In the listing below, count the lines with "this" and report only the figure.

- - - - -

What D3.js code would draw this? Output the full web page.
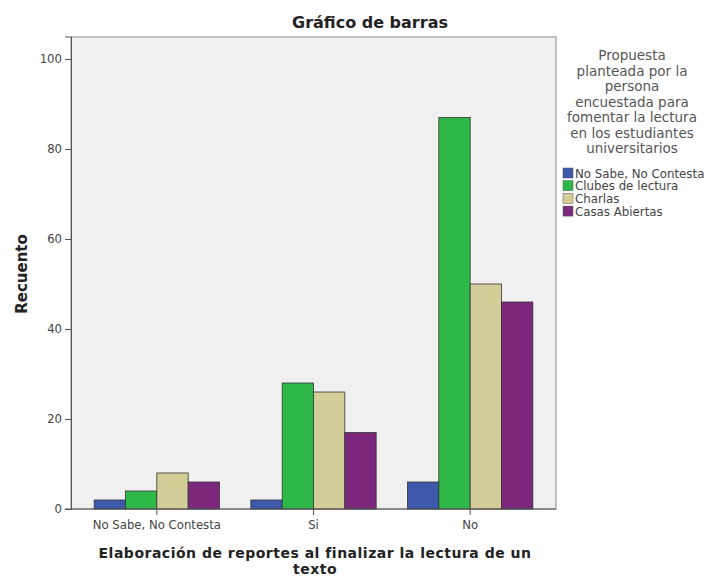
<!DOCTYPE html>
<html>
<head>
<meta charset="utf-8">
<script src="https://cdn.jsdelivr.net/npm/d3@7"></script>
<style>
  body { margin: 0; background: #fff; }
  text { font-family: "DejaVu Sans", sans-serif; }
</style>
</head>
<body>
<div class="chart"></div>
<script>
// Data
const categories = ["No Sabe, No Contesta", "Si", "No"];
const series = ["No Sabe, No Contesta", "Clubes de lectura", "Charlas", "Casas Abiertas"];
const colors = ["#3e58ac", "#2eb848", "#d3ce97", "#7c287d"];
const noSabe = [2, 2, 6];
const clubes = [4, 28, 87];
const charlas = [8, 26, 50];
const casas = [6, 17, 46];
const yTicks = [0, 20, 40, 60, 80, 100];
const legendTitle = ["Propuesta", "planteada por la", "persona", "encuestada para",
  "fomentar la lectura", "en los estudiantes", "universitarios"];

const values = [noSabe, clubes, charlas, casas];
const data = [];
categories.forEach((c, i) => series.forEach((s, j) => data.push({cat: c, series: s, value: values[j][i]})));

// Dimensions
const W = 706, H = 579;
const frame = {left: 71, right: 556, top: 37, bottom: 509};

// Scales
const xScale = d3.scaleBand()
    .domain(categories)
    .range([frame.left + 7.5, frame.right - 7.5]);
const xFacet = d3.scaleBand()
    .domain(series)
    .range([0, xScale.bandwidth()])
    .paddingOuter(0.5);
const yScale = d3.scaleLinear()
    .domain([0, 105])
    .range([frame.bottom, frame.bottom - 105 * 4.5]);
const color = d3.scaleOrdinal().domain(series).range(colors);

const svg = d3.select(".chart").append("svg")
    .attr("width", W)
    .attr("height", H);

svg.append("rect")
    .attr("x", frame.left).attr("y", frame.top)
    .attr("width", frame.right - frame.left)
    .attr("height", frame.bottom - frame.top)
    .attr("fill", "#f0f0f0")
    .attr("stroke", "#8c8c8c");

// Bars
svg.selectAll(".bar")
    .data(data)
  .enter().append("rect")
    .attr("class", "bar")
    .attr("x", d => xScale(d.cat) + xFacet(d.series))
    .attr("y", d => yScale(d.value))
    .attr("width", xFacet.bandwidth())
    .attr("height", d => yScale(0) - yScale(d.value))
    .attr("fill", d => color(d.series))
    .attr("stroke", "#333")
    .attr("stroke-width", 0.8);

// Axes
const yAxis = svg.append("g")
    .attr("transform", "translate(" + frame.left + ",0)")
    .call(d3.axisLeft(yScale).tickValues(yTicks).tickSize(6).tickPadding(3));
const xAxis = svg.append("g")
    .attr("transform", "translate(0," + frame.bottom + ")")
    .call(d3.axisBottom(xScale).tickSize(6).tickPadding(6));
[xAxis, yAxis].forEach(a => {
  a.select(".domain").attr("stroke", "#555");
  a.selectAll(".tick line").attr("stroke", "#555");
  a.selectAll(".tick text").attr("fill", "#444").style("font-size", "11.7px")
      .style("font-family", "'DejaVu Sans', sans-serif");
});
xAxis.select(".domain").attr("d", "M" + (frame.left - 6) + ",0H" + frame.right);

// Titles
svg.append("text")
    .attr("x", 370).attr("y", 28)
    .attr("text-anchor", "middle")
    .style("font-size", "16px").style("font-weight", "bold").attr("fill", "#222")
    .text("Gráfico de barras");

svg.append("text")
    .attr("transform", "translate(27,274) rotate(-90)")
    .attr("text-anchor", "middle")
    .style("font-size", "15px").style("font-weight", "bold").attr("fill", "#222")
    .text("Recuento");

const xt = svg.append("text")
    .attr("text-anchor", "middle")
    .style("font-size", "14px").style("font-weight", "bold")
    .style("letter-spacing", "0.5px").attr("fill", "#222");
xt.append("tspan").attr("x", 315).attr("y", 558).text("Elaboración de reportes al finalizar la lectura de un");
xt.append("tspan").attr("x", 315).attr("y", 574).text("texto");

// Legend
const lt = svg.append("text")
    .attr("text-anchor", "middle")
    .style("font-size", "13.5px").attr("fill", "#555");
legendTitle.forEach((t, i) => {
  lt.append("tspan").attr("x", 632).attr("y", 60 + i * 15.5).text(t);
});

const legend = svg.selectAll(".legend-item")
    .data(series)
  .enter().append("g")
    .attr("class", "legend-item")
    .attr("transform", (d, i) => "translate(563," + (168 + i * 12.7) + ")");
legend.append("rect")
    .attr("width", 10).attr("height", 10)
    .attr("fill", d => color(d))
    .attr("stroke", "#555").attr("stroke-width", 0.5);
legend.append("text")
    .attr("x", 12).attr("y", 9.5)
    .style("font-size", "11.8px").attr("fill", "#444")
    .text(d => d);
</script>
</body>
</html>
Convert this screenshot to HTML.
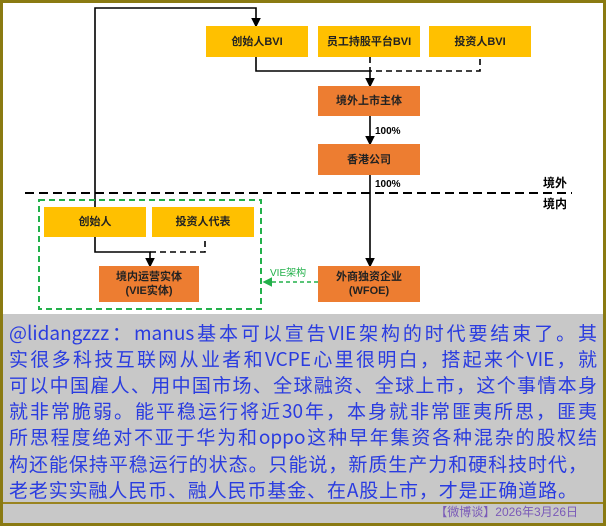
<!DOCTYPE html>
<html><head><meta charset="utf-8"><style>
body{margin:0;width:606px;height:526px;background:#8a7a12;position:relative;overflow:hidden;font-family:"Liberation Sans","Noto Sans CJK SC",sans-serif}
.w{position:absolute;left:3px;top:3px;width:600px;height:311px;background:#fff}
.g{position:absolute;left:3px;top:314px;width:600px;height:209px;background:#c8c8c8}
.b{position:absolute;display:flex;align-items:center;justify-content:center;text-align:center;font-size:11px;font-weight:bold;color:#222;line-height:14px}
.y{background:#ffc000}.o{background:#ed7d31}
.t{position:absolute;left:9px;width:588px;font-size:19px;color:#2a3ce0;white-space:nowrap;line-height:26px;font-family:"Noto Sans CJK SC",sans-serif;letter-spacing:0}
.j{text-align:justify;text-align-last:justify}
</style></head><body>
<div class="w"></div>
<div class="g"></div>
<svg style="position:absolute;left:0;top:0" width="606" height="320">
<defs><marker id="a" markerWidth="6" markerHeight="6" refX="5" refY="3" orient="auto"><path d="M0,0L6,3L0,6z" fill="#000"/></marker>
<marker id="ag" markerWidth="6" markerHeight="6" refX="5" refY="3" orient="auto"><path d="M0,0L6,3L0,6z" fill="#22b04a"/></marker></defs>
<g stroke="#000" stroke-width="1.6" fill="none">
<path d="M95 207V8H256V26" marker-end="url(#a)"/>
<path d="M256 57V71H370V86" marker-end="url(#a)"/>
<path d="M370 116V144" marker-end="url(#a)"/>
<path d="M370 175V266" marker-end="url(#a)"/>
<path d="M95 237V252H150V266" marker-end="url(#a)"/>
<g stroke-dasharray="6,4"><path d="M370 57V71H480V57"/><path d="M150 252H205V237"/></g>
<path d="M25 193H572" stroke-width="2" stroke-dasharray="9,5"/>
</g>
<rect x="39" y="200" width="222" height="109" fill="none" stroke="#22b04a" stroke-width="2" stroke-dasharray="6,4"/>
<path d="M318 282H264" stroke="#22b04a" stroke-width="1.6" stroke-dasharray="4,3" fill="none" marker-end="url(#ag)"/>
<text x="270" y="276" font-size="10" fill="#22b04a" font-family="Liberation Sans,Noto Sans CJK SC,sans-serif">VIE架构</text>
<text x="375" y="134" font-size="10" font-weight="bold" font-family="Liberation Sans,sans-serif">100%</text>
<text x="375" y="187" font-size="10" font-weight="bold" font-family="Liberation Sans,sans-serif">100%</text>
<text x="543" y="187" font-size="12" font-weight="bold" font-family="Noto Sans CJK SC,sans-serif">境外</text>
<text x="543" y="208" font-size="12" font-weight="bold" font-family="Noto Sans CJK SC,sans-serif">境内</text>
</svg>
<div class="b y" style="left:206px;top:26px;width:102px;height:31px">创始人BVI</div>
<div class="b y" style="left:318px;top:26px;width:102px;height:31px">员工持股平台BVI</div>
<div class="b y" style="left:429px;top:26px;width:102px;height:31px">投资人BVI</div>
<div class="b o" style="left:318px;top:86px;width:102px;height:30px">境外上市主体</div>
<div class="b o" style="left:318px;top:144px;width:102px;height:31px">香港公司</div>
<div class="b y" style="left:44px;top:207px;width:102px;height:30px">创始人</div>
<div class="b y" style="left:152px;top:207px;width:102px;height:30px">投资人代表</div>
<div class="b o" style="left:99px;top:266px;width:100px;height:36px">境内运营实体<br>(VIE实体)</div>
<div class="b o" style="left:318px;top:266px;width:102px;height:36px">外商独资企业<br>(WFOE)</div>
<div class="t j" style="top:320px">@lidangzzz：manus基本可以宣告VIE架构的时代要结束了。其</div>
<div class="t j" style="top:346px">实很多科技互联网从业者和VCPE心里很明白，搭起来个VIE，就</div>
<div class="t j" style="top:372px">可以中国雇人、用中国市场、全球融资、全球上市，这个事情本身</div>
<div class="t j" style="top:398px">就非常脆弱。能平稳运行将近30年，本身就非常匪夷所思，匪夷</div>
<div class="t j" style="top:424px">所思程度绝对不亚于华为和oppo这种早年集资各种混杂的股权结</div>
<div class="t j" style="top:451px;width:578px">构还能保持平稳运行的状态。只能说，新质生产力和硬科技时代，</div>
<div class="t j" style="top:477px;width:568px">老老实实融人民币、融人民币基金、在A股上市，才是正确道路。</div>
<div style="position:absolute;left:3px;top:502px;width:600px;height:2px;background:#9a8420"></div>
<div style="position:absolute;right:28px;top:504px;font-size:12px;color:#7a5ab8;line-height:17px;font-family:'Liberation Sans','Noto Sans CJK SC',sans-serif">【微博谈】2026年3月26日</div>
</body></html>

- - - - -

FULL SOLUTION –
2